String Rules
If a missing value is used as operand for a rule returning a Categorical
value, the return value
is the empty string.
Length
Length in chars of a categorical value.
Left
Extraction of the left substring of a categorical value.
If charNumber
is less than 0, returns an empty value.
If charNumber
is beyond the value length, returns the input value.
Right
Extraction of the right substring of a categorical value
If charNumber
is less than 0, returns an empty value.
If charNumber
is beyond the value length, returns the input value.
Middle
Extraction of the middle substring of a categorical value.
If startChar
is not valid (must start at 1), returns and empty value.
If charNumber
is less than 0, returns an empty value.
If the end of the extraction is beyond the value length, returns the end of the input value.
TokenLength
Length in tokens of a categorical value.
A token is a non-empty substring that does not contain any separator character. The tokens are separated by one or many separator characters, which definition is given in the separator parameter.
If the separator parameter is empty, there is at most one token in the input value.
Example
Using separators " ,"
(blank and comma), the categorical value " Numbers: 1, 2, 3.14, 4,5"
contains exactly six tokens: Numbers:
, 1
2
3.14
4
5
.
TokenLeft
Extraction of the left tokens in a categorical value.
If several tokens are extracted, they remain separated by the initial separator characters used in the input value.
If the tokenNumber
is less than 0, returns an empty value.
If the number of tokens is beyond the token length, returns the input value (cleaned from its begin and end separators).
TokenRight
Extraction of the right tokens in a categorical value.
If several tokens are extracted, they remain separated by the initial separator characters used in the input value.
If the tokenNumber
is less than 0, returns an empty value.
If the number of tokens is beyond the token length, returns the input value (cleaned from its begin and end separators).
TokenMiddle
Categorical TokenMiddle(
Categorical value, Categorical separators, Numerical startToken, Numerical tokenNumber
)
Extraction of the middle tokens in a categorical value.
If startToken
is not valid (must start at 1), returns and empty value.
If several tokens are extracted, they remain separated by the initial separator characters used in the input value.
If the tokenNumber
is less than 0, returns an empty value.
If the number of tokens is beyond the token length, returns the input value (cleaned from its begin and end separators).
Translate
Categorical Translate(
Categorical value, Structure(VectorC) searchValues, Structure(VectorC) replaceValues
)
Replace substrings in a categorical value. The replacement is performed in sequence with each search value in the first parameter vector replaced by its corresponding value in the second parameter vector.
Example
The following rule allows to replace accented characters with regular characters:
Search
Searches the position of a substring in a categorical value.
If startChar
is not valid (must start at 1), returns -1.
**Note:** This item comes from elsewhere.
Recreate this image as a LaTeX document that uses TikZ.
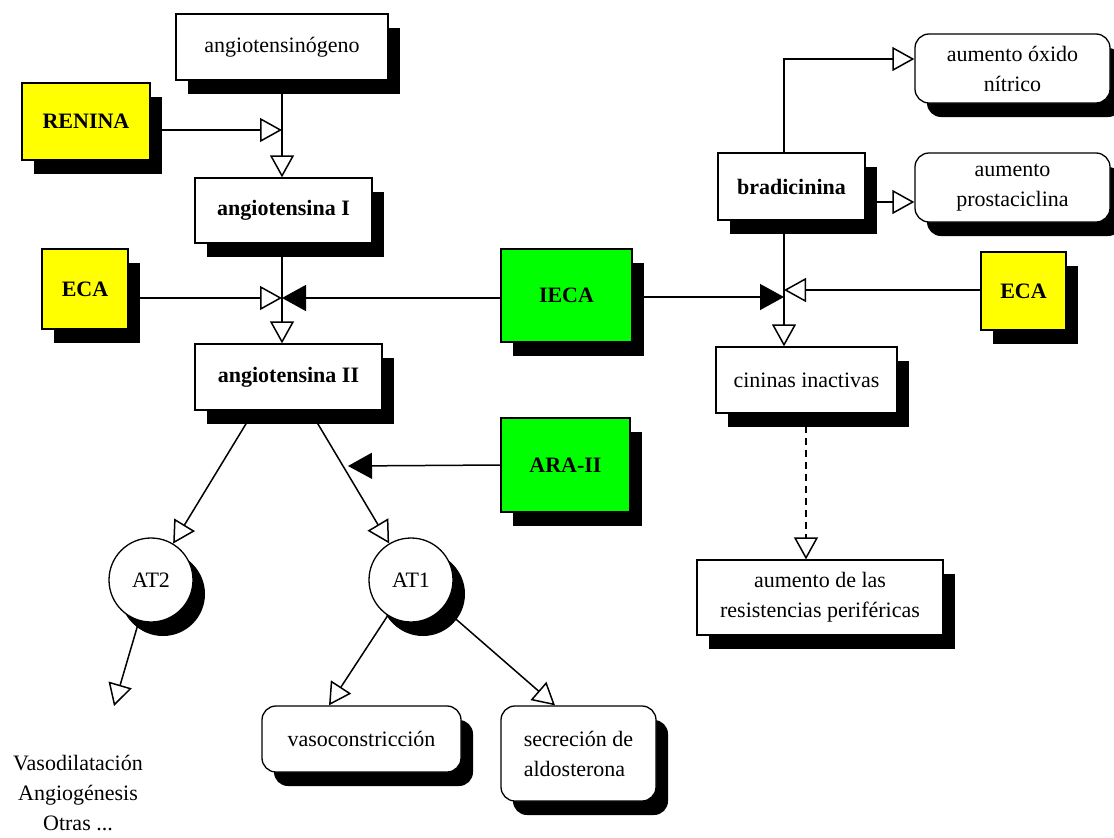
\documentclass[tikz,border=0pt]{standalone}
\usepackage{fontspec}
\setmainfont{Liberation Serif}
\usetikzlibrary{arrows.meta,shadows}
\definecolor{lemon}{HTML}{FFFF00}
\definecolor{lime}{HTML}{00FF00}
\begin{document}
\begin{tikzpicture}[x=1pt,y=-1pt,
  txt/.style={font=\fontsize{22}{30}\selectfont},
  boldtxt/.style={font=\bfseries\fontsize{22}{30}\selectfont},
  base/.style={draw, line width=1.3pt, fill=white, inner sep=2pt, align=center, txt,
    drop shadow={shadow xshift=12pt, shadow yshift=-14pt, fill=black, opacity=1}},
  sqbox/.style={base, rectangle},
  rbox/.style={base, rectangle, rounded corners=14pt},
  cbox/.style={base, circle, minimum size=84pt, inner sep=0pt,
    drop shadow={shadow xshift=11pt, shadow yshift=-13pt, fill=black, opacity=1}},
  link/.style={line width=1.5pt},
  flow/.style={link, -{Triangle[open, length=22pt, width=24pt]}},
  block/.style={link, -{Triangle[length=24pt, width=26pt]}},
]
\useasboundingbox (0,0) rectangle (1114,838);

% renin-angiotensin branch
\node[sqbox, minimum width=212pt, minimum height=66pt] (agen) at (282,47) {angiotensinógeno};
\node[sqbox, boldtxt, fill=lemon, minimum width=128pt, minimum height=77pt] (renina) at (86,121.5) {RENINA};
\node[sqbox, boldtxt, minimum width=177pt, minimum height=65pt] (angI) at (283.5,210.5) {angiotensina I};
\node[sqbox, boldtxt, fill=lemon, minimum width=86pt, minimum height=80pt] (ecaL) at (85,289) {ECA};
\node[sqbox, boldtxt, minimum width=187pt, minimum height=66pt] (angII) at (288.5,377) {angiotensina II};
\node[sqbox, boldtxt, fill=lime, minimum width=131pt, minimum height=93pt] (ieca) at (566.5,295.5) {IECA};
\node[sqbox, boldtxt, fill=lime, minimum width=129pt, minimum height=94pt] (ara) at (565.5,465) {ARA-II};

% receptors and their effects
\node[cbox] (AT2) at (151,580) {AT2};
\node[cbox] (AT1) at (411,580) {AT1};
\node[rbox, minimum width=199pt, minimum height=66pt] (vaso) at (361.5,739) {vasoconstricción};
\node[rbox, align=left, minimum width=155pt, minimum height=95pt] (sec) at (578.5,753.5) {secreción de\\aldosterona};
\node[txt, align=center, inner sep=1pt] (otras) at (78,793) {Vasodilatación\\Angiogénesis\\Otras ...};

% kinin branch
\node[sqbox, boldtxt, minimum width=147pt, minimum height=67pt] (brad) at (791.5,186.5) {bradicinina};
\node[rbox, minimum width=195pt, minimum height=69pt] (oxi) at (1012.5,68.5) {aumento óxido\\nítrico};
\node[rbox, minimum width=195pt, minimum height=69pt] (pros) at (1012.5,187.5) {aumento\\prostaciclina};
\node[sqbox, boldtxt, fill=lemon, minimum width=85pt, minimum height=78pt] (ecaR) at (1023.5,291) {ECA};
\node[sqbox, minimum width=181pt, minimum height=66pt] (cin) at (806.5,380) {cininas inactivas};
\node[sqbox, minimum width=246pt, minimum height=75pt] (res) at (820,597.5) {aumento de las\\resistencias periféricas};

% junctions and free ends
\coordinate (j1) at (282,130);
\coordinate (j2) at (282,298);
\coordinate (j3) at (784,297);
\coordinate (j4) at (784,290);
\coordinate (bend) at (784,59);
\coordinate (pr) at (865,202);
\coordinate (araT) at (348,466);
\coordinate (at2T) at (114,706);

% connectors
\draw[flow] (agen.south -| j1) -- (angI.north -| j1);
\draw[flow] (renina.east |- j1) -- (j1);
\draw[flow] (angI.south -| j2) -- (angII.north -| j2);
\draw[flow] (ecaL.east |- j2) -- (j2);
\draw[block] (ieca.west |- j2) -- (j2);
\draw[block] (ieca.east |- j3) -- (j3);
\draw[flow] (ecaR.west |- j4) -- (j4);
\draw[flow] (brad.south -| j3) -- (cin.north -| j3);
\draw[flow] (brad.north -| j3) -- (bend) -- (oxi.west |- bend);
\draw[flow] (brad.east |- pr) -- (pros.west |- pr);
\draw[block] (ara.west) -- (araT);
\draw[flow] (angII.south -| 254,0) -- (AT2);
\draw[flow] (angII.south -| 310,0) -- (AT1);
\draw[flow] (AT2) -- (at2T);
\draw[flow] (AT1) -- (vaso.north -| 329,0);
\draw[flow] (AT1) -- (sec.north -| 555,0);
\draw[flow, dash pattern=on 7pt off 5pt] (cin.south -| 806,0) -- (res.north -| 806,0);
\end{tikzpicture}
\end{document}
If the substring is not found, returns -1.
Replace
Categorical Replace(
Categorical value, Numerical startChar, Categorical searchValue, Categorical replaceValue
)
Replaces a substring in a categorical value.
If startChar
is not valid (must start at 1), returns the input value.
If the substring is not found, returns the input value, otherwise returns the modified value.
ReplaceAll
Categorical ReplaceAll(
Categorical value, Numerical startChar, Categorical searchValue, Categorical replaceValue
)
Replaces all substring in a categorical value.
It is the same as the Replace
rule, except that Replace applies only to the first
found searched values, whereas ReplaceAll
applies to all found searched values
RegexMatch
Returns 1 if the entire value matches the regex, 0 otherwise.
The syntax for regular expressions is that of ECMAScript syntax (JavaScript).
For more details, see the reference.
RegexSearch
Searches the position of a regular expression in a categorical value.
If startChar
is not valid (must start at 1), returns -1.
If the regular expression is not found, returns -1.
RegexReplace
Categorical RegexReplace(
Categorical value, Numerical startChar, Categorical regexValue, Categorical replaceValue
)
Replaces a regular expression in a categorical value.
If startChar
is not valid (must start at 1), returns the input value.
If the regular expression is not found, returns the input value, otherwise returns the modified value.
RegexReplaceAll
Categorical RegexReplaceAll(Categorical value, Numerical startChar, Categorical regexValue, Categorical replaceValue)
Replaces all found regular expression in a categorical value.
It is the same as the RegexReplace
rule, except that RegexReplace
applies only to the first found searched values, whereas
RegexReplaceAll
applies to all found searched values
ToUpper
Conversion to upper case of a categorical value.
ToLower
Conversion to lower case of a categorical value.
Concat
Concatenation of categorical values.
Hash
Computes a hash value of a categorical value, between 0 and max-1.
Encrypt
Encryption of a categorical value using an encryption key.
The encryption method used a "randomized" version of the input value. This is not a public encryption method, and it is convenient for basic use such as making the data anonymous. The encrypted value contains only alphanumeric characters. No reverse encryption method is provided.
Warning
Non printable characters are first replaced by blank characters, prior to encryption.